In the black: Climbing out from $170k of school loans in 3 years
When I saw how many numbers were in front of that comma, my chest tightened. I owed more in debt than I would make in a year. I couldn’t imagine how I would pay it off with marginal savings, or when I could consider riskier, potentially more fulfilling career opportunities. Business school opened up possibilities, but I had also never felt so debilitated.
After much reflection and shifting to a “growth mindset,” I was able to feel empowered and proud of my progress. I’d like to share with you how I stopped being crushed by debt.
Where I started:
I’ve learned from my friends that everyone’s situation is different. We have different interest rates, salaries, responsibilities (e.g. supporting family, kids), and priorities (e.g. experiences, saving for a home).
- Debt = $170,000
- Single = No safety net
- Potential family financial responsibility
My initial approach, that didn’t work for me:
I chose the longest term plan for the lowest monthly payments, in case I needed the flexibility. I sent additional payments whenever I accrued $500+ in savings. Most months, I sent in more than $2,000 — a sizable amount for me. You’d think I felt some progress by actively sending in thousands of dollars, but instead, it felt futile.
$1,000 doesn’t make a dent when the monster is $xxx,xxx and growing at 7% interest.
What DID work for me:
1. Know where everything is
- I made a spreadsheet with each loan balance and interest rate.
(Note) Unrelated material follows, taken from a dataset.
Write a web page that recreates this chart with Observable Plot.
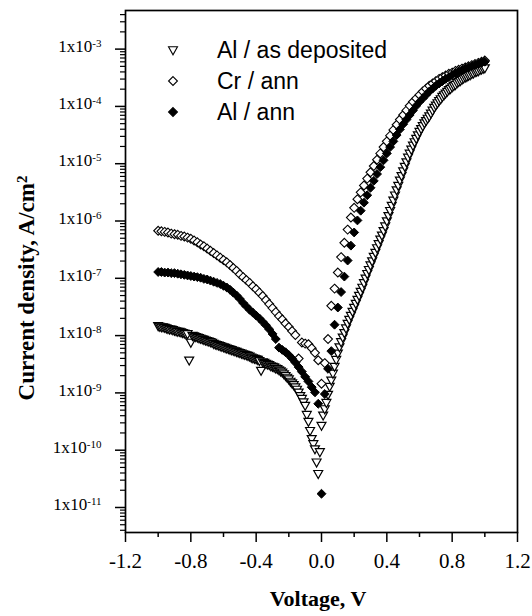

2. Focus on one small goal at a time
- I discovered a faster way to pay loans with the highest interest rates first. My loan provider auto-allocated monthly payments evenly across all loans (regardless of interest rate), but if all outstanding interest was paid, they were willing to re-allocate completed payments. I emailed them every month to re-allocate my payments to the loan with the highest rate.
- I chipped away at on one loan at a time. It’s easier to see progress on a small number.
3. Change how I measure success
- After a while, I wondered how much I had paid and added it up. I was surprised at what I had accomplished! But every time I signed into my loan account, the monster stared at me instead.
- To measure my progress, I built a balance sheet:
- Adding $1,000 at a time made a significant impact to THIS number.
- Focusing on progress made a big emotional impact. I’m not sure if I paid off my loans any faster, but I definitely FELT a lot better. Feeling empowered is a healthier place to be.
- Paid off all my loans that had interest within 3 years
- For the first time in my adult life, I’m in the black
I didn’t feel like a “real adult” for a while. While many of my friends were purchasing homes (in San Francisco, no less), I wasn’t even in a place to invest or save up for retirement. Now, my perspective is more grounded by what I’m capable of.
Other decisions I made along the way:
You might make different ones. We all have different priorities.
- I temper the cost of living in San Francisco by living with roommates and in a rent controlled apartment.
- I had a hard conversation with my parents. I felt extremely guilty, but couldn’t continue to financially help out, not with these interest rates. My mom hadn’t realized the weight I had chosen to carry, and with some tears in her eyes, asked me to please be more selfish. She offered me a $40,000 loan at 0% interest; I accepted it. This is different for me. She helped ease my guilt and helped me accept help.
- I used my IRA savings to pay for tuition and postponed saving up for retirement until after my loan payments were complete. Why?
- No early withdrawal if the money is used for education
- I didn’t know what to invest my retirement savings in, plus the debt would definitely cost 7% interest vs. the stock market’s uncertain x% growth.
- I paid off as much interest as I could in the first year. You can get a tax deduction for up to $2,500 for student loan interest payments as long as your income is within limits (IRS). Your first year out of school is most likely when you’ll qualify because you’ll only work part of the year.
- I did not refinance. New lenders offered a lower interest rate, but I weighed the options and the savings weren’t worth limiting flexibility in deferring payments if I needed it.